#### Set task:
Write out all the lines again, precisely as they stand, but without the images.

#### Collected data:
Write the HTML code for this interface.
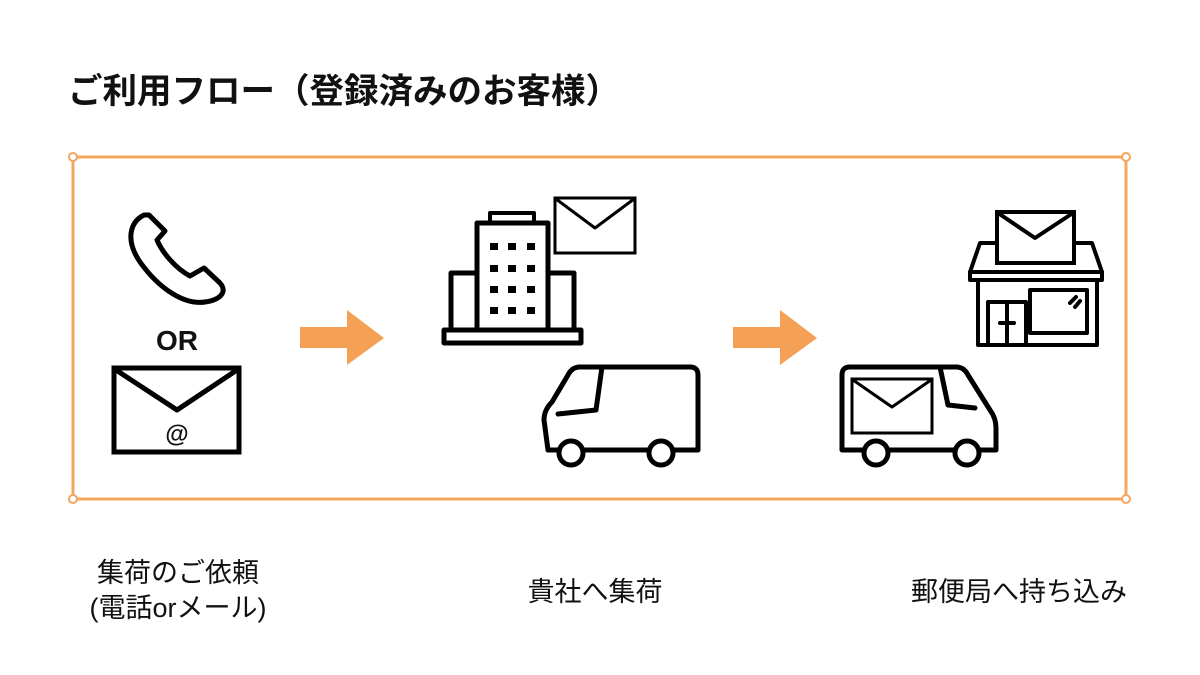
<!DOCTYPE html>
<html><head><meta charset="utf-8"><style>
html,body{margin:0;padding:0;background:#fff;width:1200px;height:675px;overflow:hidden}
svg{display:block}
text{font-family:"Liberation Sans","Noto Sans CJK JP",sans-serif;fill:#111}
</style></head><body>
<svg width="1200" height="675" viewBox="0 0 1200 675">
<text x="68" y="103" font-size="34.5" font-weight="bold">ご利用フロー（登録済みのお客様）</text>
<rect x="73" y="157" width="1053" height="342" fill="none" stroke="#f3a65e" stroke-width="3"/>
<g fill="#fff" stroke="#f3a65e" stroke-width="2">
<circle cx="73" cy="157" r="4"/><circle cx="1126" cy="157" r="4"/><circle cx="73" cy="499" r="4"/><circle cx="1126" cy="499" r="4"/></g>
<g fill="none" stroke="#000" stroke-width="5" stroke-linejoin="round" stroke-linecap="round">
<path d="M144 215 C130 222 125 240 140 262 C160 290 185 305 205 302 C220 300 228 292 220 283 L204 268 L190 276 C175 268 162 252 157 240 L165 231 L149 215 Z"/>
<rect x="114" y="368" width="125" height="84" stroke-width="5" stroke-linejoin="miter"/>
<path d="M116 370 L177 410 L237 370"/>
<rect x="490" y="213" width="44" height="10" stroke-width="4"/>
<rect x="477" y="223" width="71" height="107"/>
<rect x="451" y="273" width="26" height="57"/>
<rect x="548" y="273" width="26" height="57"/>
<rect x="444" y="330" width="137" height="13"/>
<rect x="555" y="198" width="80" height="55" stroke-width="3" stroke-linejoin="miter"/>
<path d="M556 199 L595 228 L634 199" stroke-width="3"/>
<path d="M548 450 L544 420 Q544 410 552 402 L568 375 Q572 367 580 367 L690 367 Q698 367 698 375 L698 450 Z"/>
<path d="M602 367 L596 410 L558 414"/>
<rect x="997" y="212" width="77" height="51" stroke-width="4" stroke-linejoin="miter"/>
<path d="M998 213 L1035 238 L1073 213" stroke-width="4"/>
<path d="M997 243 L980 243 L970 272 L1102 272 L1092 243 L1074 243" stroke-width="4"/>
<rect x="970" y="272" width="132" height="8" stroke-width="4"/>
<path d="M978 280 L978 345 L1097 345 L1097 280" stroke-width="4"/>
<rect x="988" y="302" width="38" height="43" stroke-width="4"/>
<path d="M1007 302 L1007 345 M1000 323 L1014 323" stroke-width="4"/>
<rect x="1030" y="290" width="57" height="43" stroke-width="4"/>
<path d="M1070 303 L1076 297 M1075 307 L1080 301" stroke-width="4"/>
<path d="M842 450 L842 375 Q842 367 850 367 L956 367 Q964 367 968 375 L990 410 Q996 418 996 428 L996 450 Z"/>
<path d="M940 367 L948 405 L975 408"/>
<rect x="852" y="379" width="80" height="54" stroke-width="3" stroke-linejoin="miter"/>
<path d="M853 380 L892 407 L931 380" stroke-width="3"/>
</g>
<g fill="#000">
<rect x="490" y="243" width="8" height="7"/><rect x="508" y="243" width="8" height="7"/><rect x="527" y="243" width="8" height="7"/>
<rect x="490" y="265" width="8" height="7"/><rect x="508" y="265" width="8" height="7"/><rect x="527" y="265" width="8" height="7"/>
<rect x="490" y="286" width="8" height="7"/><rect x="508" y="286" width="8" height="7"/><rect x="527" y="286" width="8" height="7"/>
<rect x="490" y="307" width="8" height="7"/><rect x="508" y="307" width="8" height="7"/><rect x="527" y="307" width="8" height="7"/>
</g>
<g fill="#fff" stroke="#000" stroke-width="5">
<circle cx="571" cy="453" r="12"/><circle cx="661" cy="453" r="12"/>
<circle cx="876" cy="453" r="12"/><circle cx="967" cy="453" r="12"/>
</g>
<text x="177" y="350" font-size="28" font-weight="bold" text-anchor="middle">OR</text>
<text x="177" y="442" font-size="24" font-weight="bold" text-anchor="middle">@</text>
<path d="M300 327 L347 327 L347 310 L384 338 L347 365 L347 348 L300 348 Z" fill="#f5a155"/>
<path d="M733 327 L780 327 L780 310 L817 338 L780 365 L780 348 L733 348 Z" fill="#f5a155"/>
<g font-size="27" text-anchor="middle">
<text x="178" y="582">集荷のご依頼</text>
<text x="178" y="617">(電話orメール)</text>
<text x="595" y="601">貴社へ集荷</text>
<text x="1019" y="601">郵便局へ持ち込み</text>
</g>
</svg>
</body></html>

#### Result for this task:
Write the HTML code for this interface.
<!DOCTYPE html>
<html><head><meta charset="utf-8"><style>
html,body{margin:0;padding:0;background:#fff;width:1200px;height:675px;overflow:hidden}
svg{display:block}
text{font-family:"Liberation Sans","Noto Sans CJK JP",sans-serif;fill:#111}
</style></head><body>
<svg width="1200" height="675" viewBox="0 0 1200 675">
<text x="68" y="103" font-size="34.5" font-weight="bold">ご利用フロー（登録済みのお客様）</text>
<rect x="73" y="157" width="1053" height="342" fill="none" stroke="#f3a65e" stroke-width="3"/>
<g fill="#fff" stroke="#f3a65e" stroke-width="2">
<circle cx="73" cy="157" r="4"/><circle cx="1126" cy="157" r="4"/><circle cx="73" cy="499" r="4"/><circle cx="1126" cy="499" r="4"/></g>
<g fill="none" stroke="#000" stroke-width="5" stroke-linejoin="round" stroke-linecap="round">
<path d="M144 215 C130 222 125 240 140 262 C160 290 185 305 205 302 C220 300 228 292 220 283 L204 268 L190 276 C175 268 162 252 157 240 L165 231 L149 215 Z"/>
<rect x="114" y="368" width="125" height="84" stroke-width="5" stroke-linejoin="miter"/>
<path d="M116 370 L177 410 L237 370"/>
<rect x="490" y="213" width="44" height="10" stroke-width="4"/>
<rect x="477" y="223" width="71" height="107"/>
<rect x="451" y="273" width="26" height="57"/>
<rect x="548" y="273" width="26" height="57"/>
<rect x="444" y="330" width="137" height="13"/>
<rect x="555" y="198" width="80" height="55" stroke-width="3" stroke-linejoin="miter"/>
<path d="M556 199 L595 228 L634 199" stroke-width="3"/>
<path d="M548 450 L544 420 Q544 410 552 402 L568 375 Q572 367 580 367 L690 367 Q698 367 698 375 L698 450 Z"/>
<path d="M602 367 L596 410 L558 414"/>
<rect x="997" y="212" width="77" height="51" stroke-width="4" stroke-linejoin="miter"/>
<path d="M998 213 L1035 238 L1073 213" stroke-width="4"/>
<path d="M997 243 L980 243 L970 272 L1102 272 L1092 243 L1074 243" stroke-width="4"/>
<rect x="970" y="272" width="132" height="8" stroke-width="4"/>
<path d="M978 280 L978 345 L1097 345 L1097 280" stroke-width="4"/>
<rect x="988" y="302" width="38" height="43" stroke-width="4"/>
<path d="M1007 302 L1007 345 M1000 323 L1014 323" stroke-width="4"/>
<rect x="1030" y="290" width="57" height="43" stroke-width="4"/>
<path d="M1070 303 L1076 297 M1075 307 L1080 301" stroke-width="4"/>
<path d="M842 450 L842 375 Q842 367 850 367 L956 367 Q964 367 968 375 L990 410 Q996 418 996 428 L996 450 Z"/>
<path d="M940 367 L948 405 L975 408"/>
<rect x="852" y="379" width="80" height="54" stroke-width="3" stroke-linejoin="miter"/>
<path d="M853 380 L892 407 L931 380" stroke-width="3"/>
</g>
<g fill="#000">
<rect x="490" y="243" width="8" height="7"/><rect x="508" y="243" width="8" height="7"/><rect x="527" y="243" width="8" height="7"/>
<rect x="490" y="265" width="8" height="7"/><rect x="508" y="265" width="8" height="7"/><rect x="527" y="265" width="8" height="7"/>
<rect x="490" y="286" width="8" height="7"/><rect x="508" y="286" width="8" height="7"/><rect x="527" y="286" width="8" height="7"/>
<rect x="490" y="307" width="8" height="7"/><rect x="508" y="307" width="8" height="7"/><rect x="527" y="307" width="8" height="7"/>
</g>
<g fill="#fff" stroke="#000" stroke-width="5">
<circle cx="571" cy="453" r="12"/><circle cx="661" cy="453" r="12"/>
<circle cx="876" cy="453" r="12"/><circle cx="967" cy="453" r="12"/>
</g>
<text x="177" y="350" font-size="28" font-weight="bold" text-anchor="middle">OR</text>
<text x="177" y="442" font-size="24" font-weight="bold" text-anchor="middle">@</text>
<path d="M300 327 L347 327 L347 310 L384 338 L347 365 L347 348 L300 348 Z" fill="#f5a155"/>
<path d="M733 327 L780 327 L780 310 L817 338 L780 365 L780 348 L733 348 Z" fill="#f5a155"/>
<g font-size="27" text-anchor="middle">
<text x="178" y="582">集荷のご依頼</text>
<text x="178" y="617">(電話orメール)</text>
<text x="595" y="601">貴社へ集荷</text>
<text x="1019" y="601">郵便局へ持ち込み</text>
</g>
</svg>
</body></html>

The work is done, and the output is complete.